И я три раза в неделю стал ездить в манеже с самим Транзе! Понимаете ли, с самим известным Транзе!
Дежурства
Но скоро для меня началась новая, ежедневная мука. Моя вторая сестра Ната объявлена была невестою, и жених ее стал ездить каждый день для выполнения своей жениховской повинности. По тогдашним понятиям, оставлять помолвленных с глазу на глаз считалось неприличным, и при свиданиях кто-нибудь непременно должен был присутствовать. Но кому? Старшей сестре, которой и двадцати лет еще нет, смотреть на воркование двух влюбленных, разумеется, неприлично. Против Ехиды сама невеста протестовала; гувернантка — одна через день ходит в отпуск, а другая учит и гуляет с Зайкой. И так как находят, что я все равно ничего не делаю, а слоняюсь из комнаты в комнату, — в соглядатаи назначают меня.

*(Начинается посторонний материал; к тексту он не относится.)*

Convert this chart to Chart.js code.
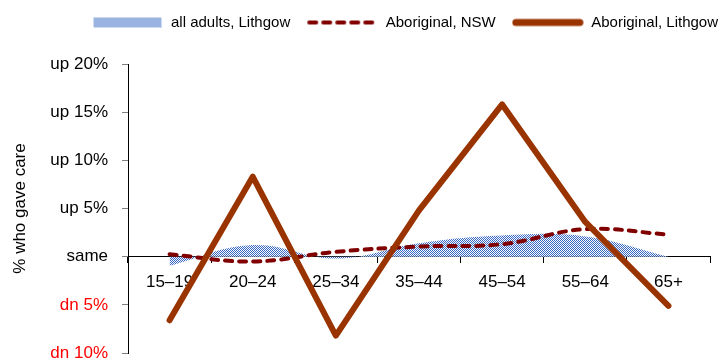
<!DOCTYPE html>
<html>
<head>
<meta charset="utf-8">
<script src="https://cdn.jsdelivr.net/npm/chart.js@4/dist/chart.umd.min.js"></script>
<style>
  html, body { margin: 0; padding: 0; background: #fff; }
  #wrap { width: 718px; height: 360px; }
</style>
</head>
<body>
<div id="wrap"><canvas id="careChart"></canvas></div>
<script>
"use strict";

// age groups
var ageGroups = [ "15–19", "20–24", "25–34", "35–44", "45–54", "55–64", "65+" ];

// change in % who gave care
var allAdultsLithgow = [ -0.95, 1.2, -0.2, 1.4, 2.2, 2.1, 0.0 ];
var aboriginalNSW = [ 0.25, -0.5, 0.5, 1.05, 1.3, 2.85, 2.3 ];
var aboriginalLithgow = [ -6.6, 8.3, -8.2, 4.8, 15.8, 3.6, -5.1 ];

// y tick labels
var tickValues = [ -10, -5, 0, 5, 10, 15, 20 ];
var tickLabels = [ "dn 10%", "dn 5%", "same", "up 5%", "up 10%", "up 15%", "up 20%" ];

var FONT = "'Liberation Sans', Arial, sans-serif";

// checkered blue fill
function makePattern() {
    var c = document.createElement( "canvas" );
    c.width = 2; c.height = 2;
    var g = c.getContext( "2d" );
    g.fillStyle = "#ffffff";
    g.fillRect( 0, 0, 2, 2 );
    g.fillStyle = "#3868c4";
    g.fillRect( 0, 0, 1, 1 );
    g.fillRect( 1, 1, 1, 1 );
    return g.createPattern( c, "repeat" );
}
var checker = makePattern();

// legend swatches
function swatch( kind ) {
    var c = document.createElement( "canvas" );
    c.width = 72; c.height = 14;
    var g = c.getContext( "2d" );
    if ( kind === "area" ) {
        g.fillStyle = checker;
        g.fillRect( 2, 2, 68, 10 );
    } else if ( kind === "dash" ) {
        g.strokeStyle = "#800000";
        g.lineWidth = 4;
        g.lineCap = "round";
        g.setLineDash( [ 7, 7 ] );
        g.beginPath(); g.moveTo( 3, 7 ); g.lineTo( 70, 7 ); g.stroke();
    } else {
        g.strokeStyle = "#993300";
        g.lineWidth = 7;
        g.lineCap = "round";
        g.beginPath(); g.moveTo( 4, 7 ); g.lineTo( 68, 7 ); g.stroke();
    }
    return c;
}
var swatches = [ swatch( "area" ), swatch( "dash" ), swatch( "solid" ) ];

// keep the legend band a fixed height so the plot starts lower
var legendBand = {
    id: 'legendBand',
    beforeLayout: function ( chart ) {
        var lg = chart.legend;
        if ( lg && !lg._banded ) {
            var fit = lg.fit;
            lg.fit = function () {
                fit.apply( this, arguments );
                this.height = 65;
            };
            lg._banded = true;
        }
    }
};

var ctx = document.getElementById( "careChart" );
var myChart = new Chart( ctx, {
    type: 'line',
    data: {
        labels: ageGroups,
        datasets: [
            {
                label: "all adults, Lithgow",
                data: allAdultsLithgow,
                backgroundColor: checker,
                borderWidth: 0,
                fill: 'origin',
                tension: 0.4,
                pointRadius: 0,
                order: 3
            },
            {
                label: "Aboriginal, NSW",
                data: aboriginalNSW,
                borderColor: "#800000",
                borderWidth: 4,
                borderDash: [ 7, 7 ],
                borderCapStyle: 'round',
                fill: false,
                tension: 0.4,
                pointRadius: 0,
                order: 2
            },
            {
                label: "Aboriginal, Lithgow",
                data: aboriginalLithgow,
                borderColor: "#993300",
                borderWidth: 6,
                borderCapStyle: 'round',
                borderJoinStyle: 'round',
                fill: false,
                tension: 0,
                pointRadius: 0,
                order: 1
            }
        ]
    },
    plugins: [ legendBand ],
    options: {
        responsive: true,
        maintainAspectRatio: false,
        animation: false,
        layout: {
            padding: { top: -1, right: -16, bottom: 0, left: 0 }
        },
        plugins: {
            tooltip: { enabled: false },
            legend: {
                position: 'top',
                align: 'end',
                labels: {
                    usePointStyle: true,
                    pointStyleWidth: 72,
                    padding: 16,
                    color: "#000",
                    font: { family: FONT, size: 15 },
                    generateLabels: function ( chart ) {
                        return chart.data.datasets.map( function ( ds, i ) {
                            return {
                                text: ds.label,
                                pointStyle: swatches[ i ],
                                datasetIndex: i,
                                fillStyle: "#fff",
                                strokeStyle: "#fff",
                                lineWidth: 0,
                                hidden: false
                            };
                        });
                    }
                }
            }
        },
        scales: {
            x: {
                position: { y: 0 },
                offset: true,
                grid: {
                    offset: true,
                    drawOnChartArea: false,
                    drawTicks: true,
                    tickLength: 6,
                    color: "#000"
                },
                border: { color: "#000", width: 1 },
                ticks: {
                    color: "#000",
                    padding: 9,
                    maxRotation: 0,
                    autoSkip: false,
                    font: { family: FONT, size: 17 }
                }
            },
            y: {
                min: -10,
                max: 20,
                afterBuildTicks: function ( scale ) {
                    scale.ticks = tickValues.map( function ( v ) { return { value: v }; } );
                },
                afterFit: function ( scale ) {
                    scale.width = 128;
                    scale.paddingTop = 0;
                    scale.paddingBottom = 7;
                    scale.paddingRight = 8;
                },
                grid: {
                    drawOnChartArea: false,
                    drawTicks: true,
                    tickLength: 6,
                    color: "#808080"
                },
                border: { color: "#000", width: 1 },
                ticks: {
                    padding: 14,
                    font: { family: FONT, size: 17 },
                    color: function ( c ) {
                        return c.tick && c.tick.value < 0 ? "#ff0000" : "#000";
                    },
                    callback: function ( value ) {
                        var i = tickValues.indexOf( value );
                        return i >= 0 ? tickLabels[ i ] : "";
                    }
                },
                title: {
                    display: true,
                    text: "% who gave care",
                    color: "#000",
                    font: { family: FONT, size: 17 },
                    padding: { top: 10, bottom: 0 }
                }
            }
        }
    }
});
</script>
</body>
</html>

Каждый день в три часа является счастливый жених с букетом и коробкою конфет. Этого тоже требует обычай… Невеста делает вид, что она удивлена, тронута вниманием, говорит: «Ах, мерси, но к чему это? Прошу вас вперед этого не делать». Жених говорит: «Позвольте уж», — и целует ее руку.

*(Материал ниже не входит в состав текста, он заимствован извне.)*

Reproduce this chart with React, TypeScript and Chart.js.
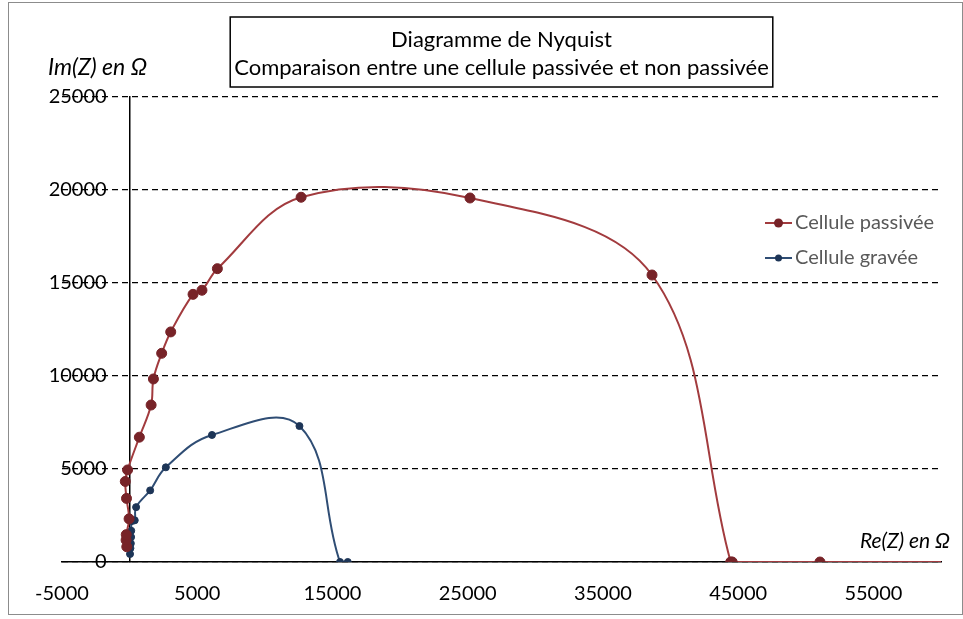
import React, { useEffect, useRef } from 'react';
import { Chart, registerables } from 'chart.js';

Chart.register(...registerables);

// ---- Data ----
const seriesNames = ['Cellule passivée', 'Cellule gravée'];
const titleLines = ['Diagramme de Nyquist', 'Comparaison entre une cellule passivée et non passivée'];
const yAxisTitle = 'Im(Z) en Ω';
const xAxisTitle = 'Re(Z) en Ω';

const passiveRe = [-210, -260, -250, -40, -230, -320, -150, 720, 1590, 1760, 2370, 3040, 4690, 5350, 6490, 12680, 25170, 38630, 44450, 44560, 51050, 65000];
const passiveIm = [820, 1180, 1470, 2320, 3420, 4330, 4950, 6710, 8440, 9840, 11220, 12370, 14390, 14610, 15770, 19610, 19570, 15430, 0, 0, 0, 0];

const graveRe = [30, 60, 90, 110, 120, 170, 380, 480, 1520, 2680, 6090, 12560, 15560, 16130];
const graveIm = [430, 740, 1000, 1340, 1680, 2200, 2240, 2950, 3850, 5090, 6830, 7310, 0, 0];

const xTickValues = [-5000, 5000, 15000, 25000, 35000, 45000, 55000];
const xMin = -5000;
const xMax = 60000;
const yMin = 0;
const yMax = 25000;
const yStep = 5000;

const FONT = 'Lato';

const decorPlugin = {
  id: 'decor',
  beforeDraw(chart: any) {
    const ctx = chart.ctx;
    ctx.save();
    ctx.strokeStyle = '#8c8c8c';
    ctx.lineWidth = 1;
    ctx.strokeRect(8.5, 2.5, chart.width - 9, chart.height - 7);
    ctx.restore();
  },
  afterDraw(chart: any) {
    const ctx = chart.ctx;
    const area = chart.chartArea;
    ctx.save();

    // title frame
    const tb = chart.titleBlock;
    if (tb) {
      ctx.font = `22px ${FONT}`;
      let w = 0;
      titleLines.forEach((l) => { w = Math.max(w, ctx.measureText(l).width); });
      const cx = (tb.left + tb.right) / 2;
      ctx.strokeStyle = '#000';
      ctx.lineWidth = 1.5;
      ctx.strokeRect(cx - w / 2 - 4, tb.top + 17, w + 8, 70);
    }

    // axis titles
    ctx.fillStyle = '#000';
    ctx.textBaseline = 'middle';
    ctx.textAlign = 'left';
    ctx.font = `italic 23px ${FONT}`;
    ctx.fillText(yAxisTitle, area.left - 14, area.top - 29);
    ctx.textAlign = 'right';
    ctx.font = `italic 21px ${FONT}`;
    ctx.fillText(xAxisTitle, area.right + 9, area.bottom - 21);

    // legend
    const items = chart.data.datasets;
    items.forEach((ds: any, i: number) => {
      const x = area.right - 176;
      const y = area.top + 126 + i * 35;
      ctx.strokeStyle = ds.borderColor;
      ctx.lineWidth = 2;
      ctx.beginPath();
      ctx.moveTo(x, y);
      ctx.lineTo(x + 27, y);
      ctx.stroke();
      ctx.fillStyle = ds.pointBackgroundColor;
      ctx.beginPath();
      ctx.arc(x + 13.5, y, i === 0 ? 4.5 : 3.5, 0, Math.PI * 2);
      ctx.fill();
      ctx.fillStyle = '#595959';
      ctx.font = `20px ${FONT}`;
      ctx.textAlign = 'left';
      ctx.textBaseline = 'middle';
      ctx.fillText(ds.label, x + 30, y);
    });
    ctx.restore();
  },
};

export default function App() {
  const ref = useRef<HTMLCanvasElement>(null);

  useEffect(() => {
    Chart.defaults.font.family = FONT;
    const chart = new Chart(ref.current as HTMLCanvasElement, {
      type: 'scatter',
      data: {
        datasets: [
          {
            label: seriesNames[0],
            data: passiveRe.map((x, i) => ({ x, y: passiveIm[i] })),
            showLine: true,
            tension: 0.36,
            borderColor: '#A23B3E',
            borderWidth: 2,
            pointRadius: 5,
            pointBackgroundColor: '#772328',
            pointBorderColor: '#772328',
            pointBorderWidth: 1,
          },
          {
            label: seriesNames[1],
            data: graveRe.map((x, i) => ({ x, y: graveIm[i] })),
            showLine: true,
            tension: 0.4,
            borderColor: '#2F4D74',
            borderWidth: 2,
            pointRadius: 3.5,
            pointBackgroundColor: '#1D3557',
            pointBorderColor: '#1D3557',
            pointBorderWidth: 1,
          },
        ],
      },
      options: {
        animation: false,
        responsive: true,
        maintainAspectRatio: false,
        layout: { padding: { left: 62, right: 22, top: 0, bottom: 12 } },
        plugins: {
          legend: { display: false },
          tooltip: { enabled: false },
          title: {
            display: true,
            text: titleLines,
            color: '#000',
            font: { family: FONT, size: 22, weight: 'normal', lineHeight: '28px' },
            padding: { top: 26, bottom: 15 },
          },
        },
        scales: {
          x: {
            type: 'linear',
            position: 'bottom',
            min: xMin,
            max: xMax,
            afterBuildTicks: (s: any) => {
              s.ticks = xTickValues.map((v) => ({ value: v }));
            },
            afterFit: (s: any) => {
              s.height = 45;
            },
            grid: { display: false, drawTicks: false },
            border: { display: true, color: '#000', width: 1.5 },
            ticks: {
              color: '#000',
              font: { family: FONT, size: 20 },
              padding: 20,
              maxRotation: 0,
              autoSkip: false,
              callback: (v: any) => String(v),
            },
          },
          y: {
            type: 'linear',
            position: { x: 0 },
            min: yMin,
            max: yMax,
            ticks: { display: false, stepSize: yStep },
            grid: { color: '#000', lineWidth: 1.2, drawTicks: false },
            border: { display: true, color: '#000', width: 1.5, dash: [6, 4] },
          },
          yl: {
            type: 'linear',
            axis: 'y',
            position: { x: -1700 },
            min: yMin,
            max: yMax,
            grid: { display: false, drawTicks: false },
            border: { display: false },
            ticks: {
              stepSize: yStep,
              color: '#000',
              font: { family: FONT, size: 20 },
              padding: 0,
              callback: (v: any) => String(v),
            },
          },
        },
      } as any,
      plugins: [decorPlugin],
    });
    return () => chart.destroy();
  }, []);

  return (
    <div style={{ position: 'absolute', left: 0, top: 0, width: 963, height: 619, background: '#fff' }}>
      <canvas ref={ref} />
    </div>
  );
}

Все на них любуются и из деликатности исчезают помаленьку из комнаты.
Рассаживаемся. Они рядом на диване, я на стуле.
Жених и невеста шепчутся, делают глазки; она краснеет и опускает глаза, — он крутит ус.
Я смотрю на часы, на которых с поднятым мечом стоит римлянин, на Николая I в красном колете, которому конногвардеец подводит коня, на закованного в цепях Прометея, на все, что уже тысячу раз видел. Мне скучно. Я дергаю себя за нос, чешу голову, думаю о том, что мне надо помыть шею мылом, дрыгаю ногами. Потом, вспомнив о своих обязанностях наблюдателя, опять оглядываю порученных мне. Сидят, шепчутся, делают друг другу глазки. И опять от скуки изучаю окружающие предметы, соображаю, где бы после дежурства найти место, чтобы приготовить уроки на завтра, и волнуюсь при мысли, что это едва ли удастся… Потом опять смотрю на римлянина. Тик, тик, тик — мерно тикают часы. Тик, тик, римлянин, тик, тик, меч… и я засыпаю. Мне снится чудный сон. Мытарства мои окончены, я комфортабельно устроился на крыше без опаски. Закованная в цепях Ехида корчится в предсмертных судорогах у моих ног. Приходит учитель, я запускаю в него римлянином, меч падает, учитель идет жаловаться папеньке. Папенька краснеет, шепчется и делает глазки. Мне что-то давит на грудь, я не могу дышать — и просыпаюсь. Оказывается, что пришел Миша и, увидя меня спящим, «запустил мне гусара», т. е. сунул в нос трубочку из свернутой бумаги.